[Items listed in a dataset]
──────────────────────────────
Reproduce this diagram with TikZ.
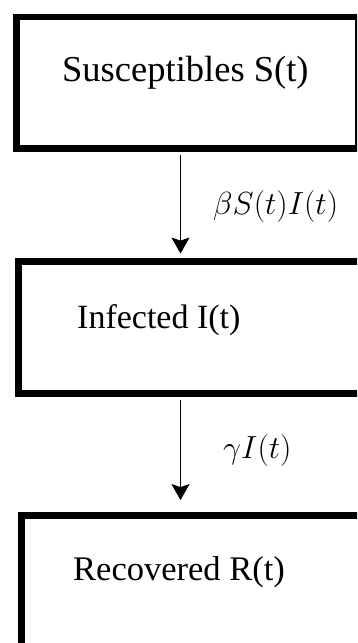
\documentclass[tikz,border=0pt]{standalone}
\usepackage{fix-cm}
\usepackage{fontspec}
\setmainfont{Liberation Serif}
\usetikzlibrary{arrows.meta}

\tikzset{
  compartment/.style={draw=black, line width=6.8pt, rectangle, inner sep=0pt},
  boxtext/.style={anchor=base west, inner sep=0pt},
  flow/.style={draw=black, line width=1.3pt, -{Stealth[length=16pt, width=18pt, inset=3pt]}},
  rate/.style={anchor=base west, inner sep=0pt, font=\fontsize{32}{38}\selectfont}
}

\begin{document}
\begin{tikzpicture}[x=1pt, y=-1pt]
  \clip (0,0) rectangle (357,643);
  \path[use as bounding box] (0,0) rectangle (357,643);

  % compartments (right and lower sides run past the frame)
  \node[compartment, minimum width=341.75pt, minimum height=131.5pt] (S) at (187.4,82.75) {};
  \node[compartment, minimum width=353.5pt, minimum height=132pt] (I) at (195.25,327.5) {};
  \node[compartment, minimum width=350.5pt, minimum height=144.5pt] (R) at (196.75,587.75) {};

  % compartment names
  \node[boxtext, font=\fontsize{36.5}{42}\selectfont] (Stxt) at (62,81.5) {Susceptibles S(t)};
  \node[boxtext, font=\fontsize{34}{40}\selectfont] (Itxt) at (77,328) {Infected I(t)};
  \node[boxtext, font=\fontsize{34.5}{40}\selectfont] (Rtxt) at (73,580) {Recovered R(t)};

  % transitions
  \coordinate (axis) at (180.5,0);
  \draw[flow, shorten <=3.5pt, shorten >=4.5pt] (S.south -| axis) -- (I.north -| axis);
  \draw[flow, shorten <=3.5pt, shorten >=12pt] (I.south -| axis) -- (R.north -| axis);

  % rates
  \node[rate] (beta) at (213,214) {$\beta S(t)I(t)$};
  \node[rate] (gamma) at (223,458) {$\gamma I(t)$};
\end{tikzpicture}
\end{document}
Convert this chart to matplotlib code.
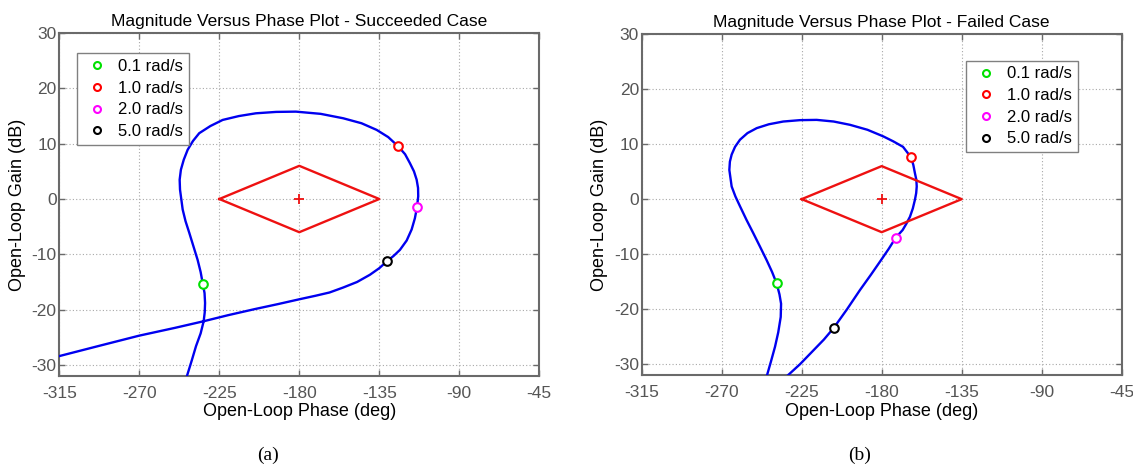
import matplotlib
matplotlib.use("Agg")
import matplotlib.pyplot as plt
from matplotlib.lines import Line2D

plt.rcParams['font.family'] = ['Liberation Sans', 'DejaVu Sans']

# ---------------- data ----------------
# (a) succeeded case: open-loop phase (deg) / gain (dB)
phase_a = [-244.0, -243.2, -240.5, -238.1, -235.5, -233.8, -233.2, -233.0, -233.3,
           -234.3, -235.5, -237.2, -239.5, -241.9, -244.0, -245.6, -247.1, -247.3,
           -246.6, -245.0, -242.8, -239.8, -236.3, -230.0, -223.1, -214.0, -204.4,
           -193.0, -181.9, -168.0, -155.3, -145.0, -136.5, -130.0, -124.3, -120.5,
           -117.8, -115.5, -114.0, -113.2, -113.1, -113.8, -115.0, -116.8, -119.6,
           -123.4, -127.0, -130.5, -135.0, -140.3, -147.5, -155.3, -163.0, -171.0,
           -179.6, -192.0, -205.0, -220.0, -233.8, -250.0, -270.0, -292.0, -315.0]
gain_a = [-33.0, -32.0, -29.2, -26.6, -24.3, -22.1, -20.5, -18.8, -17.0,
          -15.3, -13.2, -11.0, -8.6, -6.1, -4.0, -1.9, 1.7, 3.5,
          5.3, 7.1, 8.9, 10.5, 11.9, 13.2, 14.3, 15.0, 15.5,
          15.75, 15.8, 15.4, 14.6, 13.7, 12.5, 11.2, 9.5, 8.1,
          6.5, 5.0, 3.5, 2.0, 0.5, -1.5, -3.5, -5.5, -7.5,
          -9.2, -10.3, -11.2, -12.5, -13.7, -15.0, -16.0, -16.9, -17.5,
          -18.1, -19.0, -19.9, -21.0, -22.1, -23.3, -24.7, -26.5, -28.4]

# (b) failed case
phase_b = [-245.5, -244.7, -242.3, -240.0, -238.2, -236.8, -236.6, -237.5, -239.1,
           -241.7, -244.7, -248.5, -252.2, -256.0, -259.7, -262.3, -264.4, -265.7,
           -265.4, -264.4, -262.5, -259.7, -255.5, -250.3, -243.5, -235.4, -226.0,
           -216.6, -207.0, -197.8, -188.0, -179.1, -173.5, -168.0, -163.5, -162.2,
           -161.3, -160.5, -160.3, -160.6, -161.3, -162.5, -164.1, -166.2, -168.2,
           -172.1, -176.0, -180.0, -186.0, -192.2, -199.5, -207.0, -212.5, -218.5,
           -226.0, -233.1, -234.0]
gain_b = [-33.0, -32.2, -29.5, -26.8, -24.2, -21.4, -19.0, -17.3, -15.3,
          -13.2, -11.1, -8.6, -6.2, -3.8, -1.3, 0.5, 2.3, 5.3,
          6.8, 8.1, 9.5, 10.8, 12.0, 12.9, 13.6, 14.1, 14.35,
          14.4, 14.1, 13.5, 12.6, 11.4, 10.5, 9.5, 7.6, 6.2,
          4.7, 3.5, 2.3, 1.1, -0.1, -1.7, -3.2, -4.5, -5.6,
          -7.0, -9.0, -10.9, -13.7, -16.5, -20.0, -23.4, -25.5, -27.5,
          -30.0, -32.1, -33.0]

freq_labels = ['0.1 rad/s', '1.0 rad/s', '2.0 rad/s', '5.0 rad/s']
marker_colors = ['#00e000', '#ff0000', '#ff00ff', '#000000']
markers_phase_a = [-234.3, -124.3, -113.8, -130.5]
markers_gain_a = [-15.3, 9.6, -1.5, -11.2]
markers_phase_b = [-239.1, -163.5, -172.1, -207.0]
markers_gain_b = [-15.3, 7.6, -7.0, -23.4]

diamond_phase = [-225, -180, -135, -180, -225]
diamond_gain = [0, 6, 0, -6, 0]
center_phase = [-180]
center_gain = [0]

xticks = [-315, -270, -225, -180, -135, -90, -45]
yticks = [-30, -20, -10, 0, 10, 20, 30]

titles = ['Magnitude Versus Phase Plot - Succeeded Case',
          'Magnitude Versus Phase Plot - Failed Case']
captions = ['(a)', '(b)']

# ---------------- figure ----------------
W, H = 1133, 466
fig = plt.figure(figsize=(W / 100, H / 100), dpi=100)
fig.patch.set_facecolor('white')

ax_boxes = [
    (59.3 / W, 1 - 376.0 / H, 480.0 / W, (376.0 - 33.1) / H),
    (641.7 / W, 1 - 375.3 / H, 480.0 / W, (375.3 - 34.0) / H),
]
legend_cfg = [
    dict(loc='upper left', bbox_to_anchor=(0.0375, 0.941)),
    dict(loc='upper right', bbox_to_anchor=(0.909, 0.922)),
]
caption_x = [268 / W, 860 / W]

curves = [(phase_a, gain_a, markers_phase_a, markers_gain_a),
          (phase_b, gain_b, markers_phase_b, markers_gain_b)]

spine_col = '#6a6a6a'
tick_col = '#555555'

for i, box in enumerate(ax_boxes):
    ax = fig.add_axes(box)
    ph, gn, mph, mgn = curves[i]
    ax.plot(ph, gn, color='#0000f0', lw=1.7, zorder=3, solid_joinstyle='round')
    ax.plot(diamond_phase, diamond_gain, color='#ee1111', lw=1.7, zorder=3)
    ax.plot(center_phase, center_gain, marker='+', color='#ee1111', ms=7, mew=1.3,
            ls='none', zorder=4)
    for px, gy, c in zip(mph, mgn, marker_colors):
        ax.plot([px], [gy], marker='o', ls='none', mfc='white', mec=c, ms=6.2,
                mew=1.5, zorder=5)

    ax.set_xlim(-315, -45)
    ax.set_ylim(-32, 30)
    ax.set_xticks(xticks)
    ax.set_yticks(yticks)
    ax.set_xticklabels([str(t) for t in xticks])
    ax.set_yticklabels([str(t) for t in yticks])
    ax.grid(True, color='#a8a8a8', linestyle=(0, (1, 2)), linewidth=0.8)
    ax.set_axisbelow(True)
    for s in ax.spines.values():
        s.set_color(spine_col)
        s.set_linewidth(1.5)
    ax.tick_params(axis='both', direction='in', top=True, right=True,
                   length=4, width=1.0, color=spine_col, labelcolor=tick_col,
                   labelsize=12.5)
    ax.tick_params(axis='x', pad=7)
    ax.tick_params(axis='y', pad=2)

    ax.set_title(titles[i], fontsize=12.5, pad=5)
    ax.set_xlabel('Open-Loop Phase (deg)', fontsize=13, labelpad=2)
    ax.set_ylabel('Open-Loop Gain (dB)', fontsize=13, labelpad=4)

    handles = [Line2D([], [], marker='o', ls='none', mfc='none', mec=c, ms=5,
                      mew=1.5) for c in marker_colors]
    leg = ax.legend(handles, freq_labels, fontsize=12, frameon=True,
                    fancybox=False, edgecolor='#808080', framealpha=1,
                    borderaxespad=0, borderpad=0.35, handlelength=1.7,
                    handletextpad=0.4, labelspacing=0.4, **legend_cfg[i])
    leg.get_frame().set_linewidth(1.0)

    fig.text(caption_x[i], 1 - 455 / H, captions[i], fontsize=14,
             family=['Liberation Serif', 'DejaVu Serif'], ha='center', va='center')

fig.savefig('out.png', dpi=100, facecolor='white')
──────────────────────────────
* **Task instructions**:
Begin with the line that contains "Convert this chart to matplotlib code." and end with the line that contains "plt.rcParams['font.family'] = ['Liberation"; write out both and all lines between exactly, but no pictures.

* **Correct result**:
Convert this chart to matplotlib code.
import matplotlib
matplotlib.use("Agg")
import matplotlib.pyplot as plt
from matplotlib.lines import Line2D

plt.rcParams['font.family'] = ['Liberation Sans', 'DejaVu Sans']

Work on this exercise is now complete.